→ **Material provided**
## START

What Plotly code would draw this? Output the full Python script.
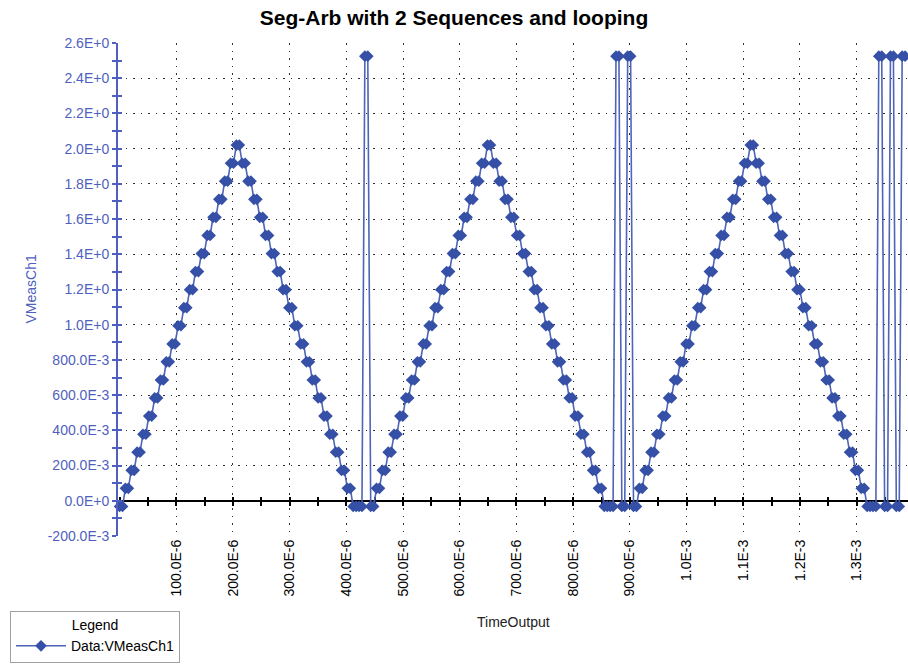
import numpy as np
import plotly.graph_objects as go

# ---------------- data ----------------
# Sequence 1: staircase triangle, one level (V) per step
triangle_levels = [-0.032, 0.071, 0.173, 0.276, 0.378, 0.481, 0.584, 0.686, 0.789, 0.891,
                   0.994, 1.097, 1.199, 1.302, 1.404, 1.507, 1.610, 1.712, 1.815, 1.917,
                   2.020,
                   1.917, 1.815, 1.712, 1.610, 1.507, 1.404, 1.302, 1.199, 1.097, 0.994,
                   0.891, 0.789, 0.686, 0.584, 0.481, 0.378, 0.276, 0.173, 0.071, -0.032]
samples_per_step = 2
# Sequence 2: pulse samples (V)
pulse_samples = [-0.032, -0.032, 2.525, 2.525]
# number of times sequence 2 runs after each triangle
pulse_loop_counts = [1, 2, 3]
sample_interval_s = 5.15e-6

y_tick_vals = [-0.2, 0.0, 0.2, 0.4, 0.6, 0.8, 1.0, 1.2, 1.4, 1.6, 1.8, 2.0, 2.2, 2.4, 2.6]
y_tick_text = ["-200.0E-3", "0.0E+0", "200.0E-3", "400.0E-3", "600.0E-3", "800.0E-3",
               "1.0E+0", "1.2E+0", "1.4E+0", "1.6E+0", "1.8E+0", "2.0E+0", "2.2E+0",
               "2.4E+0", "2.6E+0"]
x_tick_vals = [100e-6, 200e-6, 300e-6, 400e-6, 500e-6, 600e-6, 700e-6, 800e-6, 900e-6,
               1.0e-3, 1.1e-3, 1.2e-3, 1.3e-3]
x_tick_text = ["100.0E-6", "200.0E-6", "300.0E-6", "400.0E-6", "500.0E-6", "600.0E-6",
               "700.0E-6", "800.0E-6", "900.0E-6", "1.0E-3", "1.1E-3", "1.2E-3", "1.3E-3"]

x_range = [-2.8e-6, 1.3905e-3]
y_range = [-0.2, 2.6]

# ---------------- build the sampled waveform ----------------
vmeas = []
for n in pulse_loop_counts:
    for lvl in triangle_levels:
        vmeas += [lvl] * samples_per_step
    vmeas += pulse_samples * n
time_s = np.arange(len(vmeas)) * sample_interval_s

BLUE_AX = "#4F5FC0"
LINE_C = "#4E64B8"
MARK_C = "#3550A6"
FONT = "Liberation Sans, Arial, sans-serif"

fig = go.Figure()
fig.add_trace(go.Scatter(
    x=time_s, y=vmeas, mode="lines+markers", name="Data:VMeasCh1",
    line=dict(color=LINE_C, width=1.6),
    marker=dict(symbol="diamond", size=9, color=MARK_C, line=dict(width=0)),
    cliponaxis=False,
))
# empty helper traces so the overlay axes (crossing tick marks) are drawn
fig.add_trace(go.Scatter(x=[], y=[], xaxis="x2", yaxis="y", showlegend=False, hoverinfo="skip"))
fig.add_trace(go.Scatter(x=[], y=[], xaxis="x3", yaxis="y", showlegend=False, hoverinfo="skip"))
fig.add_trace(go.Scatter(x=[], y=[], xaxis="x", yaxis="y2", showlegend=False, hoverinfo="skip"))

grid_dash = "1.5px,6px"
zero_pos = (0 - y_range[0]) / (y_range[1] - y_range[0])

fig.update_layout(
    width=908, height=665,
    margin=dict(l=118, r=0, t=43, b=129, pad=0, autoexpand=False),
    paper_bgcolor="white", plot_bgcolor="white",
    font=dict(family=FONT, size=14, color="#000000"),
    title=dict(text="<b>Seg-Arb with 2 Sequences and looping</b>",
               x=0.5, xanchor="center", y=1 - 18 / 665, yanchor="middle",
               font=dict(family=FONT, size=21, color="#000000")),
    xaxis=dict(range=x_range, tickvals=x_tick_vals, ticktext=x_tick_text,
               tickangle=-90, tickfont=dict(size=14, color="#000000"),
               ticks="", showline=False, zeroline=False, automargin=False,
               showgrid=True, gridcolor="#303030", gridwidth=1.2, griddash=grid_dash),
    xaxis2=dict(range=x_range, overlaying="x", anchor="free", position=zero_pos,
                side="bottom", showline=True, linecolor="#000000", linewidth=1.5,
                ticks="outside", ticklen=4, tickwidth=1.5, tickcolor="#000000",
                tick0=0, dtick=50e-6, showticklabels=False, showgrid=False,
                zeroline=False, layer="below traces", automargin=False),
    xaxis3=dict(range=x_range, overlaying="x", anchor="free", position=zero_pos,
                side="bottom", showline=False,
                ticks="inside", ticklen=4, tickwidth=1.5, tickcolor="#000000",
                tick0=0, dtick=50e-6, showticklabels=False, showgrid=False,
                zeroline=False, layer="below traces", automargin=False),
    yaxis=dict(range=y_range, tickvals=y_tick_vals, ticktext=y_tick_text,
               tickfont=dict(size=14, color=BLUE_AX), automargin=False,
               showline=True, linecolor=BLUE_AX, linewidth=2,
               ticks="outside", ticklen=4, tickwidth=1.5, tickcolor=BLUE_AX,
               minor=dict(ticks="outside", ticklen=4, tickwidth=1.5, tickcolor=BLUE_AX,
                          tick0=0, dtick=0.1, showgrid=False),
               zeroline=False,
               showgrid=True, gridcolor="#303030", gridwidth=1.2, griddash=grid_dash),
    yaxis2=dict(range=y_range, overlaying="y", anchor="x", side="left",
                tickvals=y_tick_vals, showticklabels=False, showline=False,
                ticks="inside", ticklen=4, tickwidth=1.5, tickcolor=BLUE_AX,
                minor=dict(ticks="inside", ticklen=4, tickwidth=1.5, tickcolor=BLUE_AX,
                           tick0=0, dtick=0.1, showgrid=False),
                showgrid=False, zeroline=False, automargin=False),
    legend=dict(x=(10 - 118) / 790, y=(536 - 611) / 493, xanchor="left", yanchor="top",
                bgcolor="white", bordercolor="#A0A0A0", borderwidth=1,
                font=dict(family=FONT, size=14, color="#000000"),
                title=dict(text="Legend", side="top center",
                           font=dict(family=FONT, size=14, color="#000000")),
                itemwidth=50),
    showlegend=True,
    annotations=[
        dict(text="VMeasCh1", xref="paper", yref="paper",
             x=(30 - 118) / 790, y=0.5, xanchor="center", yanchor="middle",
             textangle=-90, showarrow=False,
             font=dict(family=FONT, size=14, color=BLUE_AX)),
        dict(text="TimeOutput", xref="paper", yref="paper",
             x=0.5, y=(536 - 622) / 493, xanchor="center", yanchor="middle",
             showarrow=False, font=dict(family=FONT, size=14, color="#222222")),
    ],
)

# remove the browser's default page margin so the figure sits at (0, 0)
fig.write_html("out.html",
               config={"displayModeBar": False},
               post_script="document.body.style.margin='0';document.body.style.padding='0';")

## END

Repeat all the data as it stands, dropping any images it holds.

→ **Correct answer**
What Plotly code would draw this? Output the full Python script.
import numpy as np
import plotly.graph_objects as go

# ---------------- data ----------------
# Sequence 1: staircase triangle, one level (V) per step
triangle_levels = [-0.032, 0.071, 0.173, 0.276, 0.378, 0.481, 0.584, 0.686, 0.789, 0.891,
                   0.994, 1.097, 1.199, 1.302, 1.404, 1.507, 1.610, 1.712, 1.815, 1.917,
                   2.020,
                   1.917, 1.815, 1.712, 1.610, 1.507, 1.404, 1.302, 1.199, 1.097, 0.994,
                   0.891, 0.789, 0.686, 0.584, 0.481, 0.378, 0.276, 0.173, 0.071, -0.032]
samples_per_step = 2
# Sequence 2: pulse samples (V)
pulse_samples = [-0.032, -0.032, 2.525, 2.525]
# number of times sequence 2 runs after each triangle
pulse_loop_counts = [1, 2, 3]
sample_interval_s = 5.15e-6

y_tick_vals = [-0.2, 0.0, 0.2, 0.4, 0.6, 0.8, 1.0, 1.2, 1.4, 1.6, 1.8, 2.0, 2.2, 2.4, 2.6]
y_tick_text = ["-200.0E-3", "0.0E+0", "200.0E-3", "400.0E-3", "600.0E-3", "800.0E-3",
               "1.0E+0", "1.2E+0", "1.4E+0", "1.6E+0", "1.8E+0", "2.0E+0", "2.2E+0",
               "2.4E+0", "2.6E+0"]
x_tick_vals = [100e-6, 200e-6, 300e-6, 400e-6, 500e-6, 600e-6, 700e-6, 800e-6, 900e-6,
               1.0e-3, 1.1e-3, 1.2e-3, 1.3e-3]
x_tick_text = ["100.0E-6", "200.0E-6", "300.0E-6", "400.0E-6", "500.0E-6", "600.0E-6",
               "700.0E-6", "800.0E-6", "900.0E-6", "1.0E-3", "1.1E-3", "1.2E-3", "1.3E-3"]

x_range = [-2.8e-6, 1.3905e-3]
y_range = [-0.2, 2.6]

# ---------------- build the sampled waveform ----------------
vmeas = []
for n in pulse_loop_counts:
    for lvl in triangle_levels:
        vmeas += [lvl] * samples_per_step
    vmeas += pulse_samples * n
time_s = np.arange(len(vmeas)) * sample_interval_s

BLUE_AX = "#4F5FC0"
LINE_C = "#4E64B8"
MARK_C = "#3550A6"
FONT = "Liberation Sans, Arial, sans-serif"

fig = go.Figure()
fig.add_trace(go.Scatter(
    x=time_s, y=vmeas, mode="lines+markers", name="Data:VMeasCh1",
    line=dict(color=LINE_C, width=1.6),
    marker=dict(symbol="diamond", size=9, color=MARK_C, line=dict(width=0)),
    cliponaxis=False,
))
# empty helper traces so the overlay axes (crossing tick marks) are drawn
fig.add_trace(go.Scatter(x=[], y=[], xaxis="x2", yaxis="y", showlegend=False, hoverinfo="skip"))
fig.add_trace(go.Scatter(x=[], y=[], xaxis="x3", yaxis="y", showlegend=False, hoverinfo="skip"))
fig.add_trace(go.Scatter(x=[], y=[], xaxis="x", yaxis="y2", showlegend=False, hoverinfo="skip"))

grid_dash = "1.5px,6px"
zero_pos = (0 - y_range[0]) / (y_range[1] - y_range[0])

fig.update_layout(
    width=908, height=665,
    margin=dict(l=118, r=0, t=43, b=129, pad=0, autoexpand=False),
    paper_bgcolor="white", plot_bgcolor="white",
    font=dict(family=FONT, size=14, color="#000000"),
    title=dict(text="<b>Seg-Arb with 2 Sequences and looping</b>",
               x=0.5, xanchor="center", y=1 - 18 / 665, yanchor="middle",
               font=dict(family=FONT, size=21, color="#000000")),
    xaxis=dict(range=x_range, tickvals=x_tick_vals, ticktext=x_tick_text,
               tickangle=-90, tickfont=dict(size=14, color="#000000"),
               ticks="", showline=False, zeroline=False, automargin=False,
               showgrid=True, gridcolor="#303030", gridwidth=1.2, griddash=grid_dash),
    xaxis2=dict(range=x_range, overlaying="x", anchor="free", position=zero_pos,
                side="bottom", showline=True, linecolor="#000000", linewidth=1.5,
                ticks="outside", ticklen=4, tickwidth=1.5, tickcolor="#000000",
                tick0=0, dtick=50e-6, showticklabels=False, showgrid=False,
                zeroline=False, layer="below traces", automargin=False),
    xaxis3=dict(range=x_range, overlaying="x", anchor="free", position=zero_pos,
                side="bottom", showline=False,
                ticks="inside", ticklen=4, tickwidth=1.5, tickcolor="#000000",
                tick0=0, dtick=50e-6, showticklabels=False, showgrid=False,
                zeroline=False, layer="below traces", automargin=False),
    yaxis=dict(range=y_range, tickvals=y_tick_vals, ticktext=y_tick_text,
               tickfont=dict(size=14, color=BLUE_AX), automargin=False,
               showline=True, linecolor=BLUE_AX, linewidth=2,
               ticks="outside", ticklen=4, tickwidth=1.5, tickcolor=BLUE_AX,
               minor=dict(ticks="outside", ticklen=4, tickwidth=1.5, tickcolor=BLUE_AX,
                          tick0=0, dtick=0.1, showgrid=False),
               zeroline=False,
               showgrid=True, gridcolor="#303030", gridwidth=1.2, griddash=grid_dash),
    yaxis2=dict(range=y_range, overlaying="y", anchor="x", side="left",
                tickvals=y_tick_vals, showticklabels=False, showline=False,
                ticks="inside", ticklen=4, tickwidth=1.5, tickcolor=BLUE_AX,
                minor=dict(ticks="inside", ticklen=4, tickwidth=1.5, tickcolor=BLUE_AX,
                           tick0=0, dtick=0.1, showgrid=False),
                showgrid=False, zeroline=False, automargin=False),
    legend=dict(x=(10 - 118) / 790, y=(536 - 611) / 493, xanchor="left", yanchor="top",
                bgcolor="white", bordercolor="#A0A0A0", borderwidth=1,
                font=dict(family=FONT, size=14, color="#000000"),
                title=dict(text="Legend", side="top center",
                           font=dict(family=FONT, size=14, color="#000000")),
                itemwidth=50),
    showlegend=True,
    annotations=[
        dict(text="VMeasCh1", xref="paper", yref="paper",
             x=(30 - 118) / 790, y=0.5, xanchor="center", yanchor="middle",
             textangle=-90, showarrow=False,
             font=dict(family=FONT, size=14, color=BLUE_AX)),
        dict(text="TimeOutput", xref="paper", yref="paper",
             x=0.5, y=(536 - 622) / 493, xanchor="center", yanchor="middle",
             showarrow=False, font=dict(family=FONT, size=14, color="#222222")),
    ],
)

# remove the browser's default page margin so the figure sits at (0, 0)
fig.write_html("out.html",
               config={"displayModeBar": False},
               post_script="document.body.style.margin='0';document.body.style.padding='0';")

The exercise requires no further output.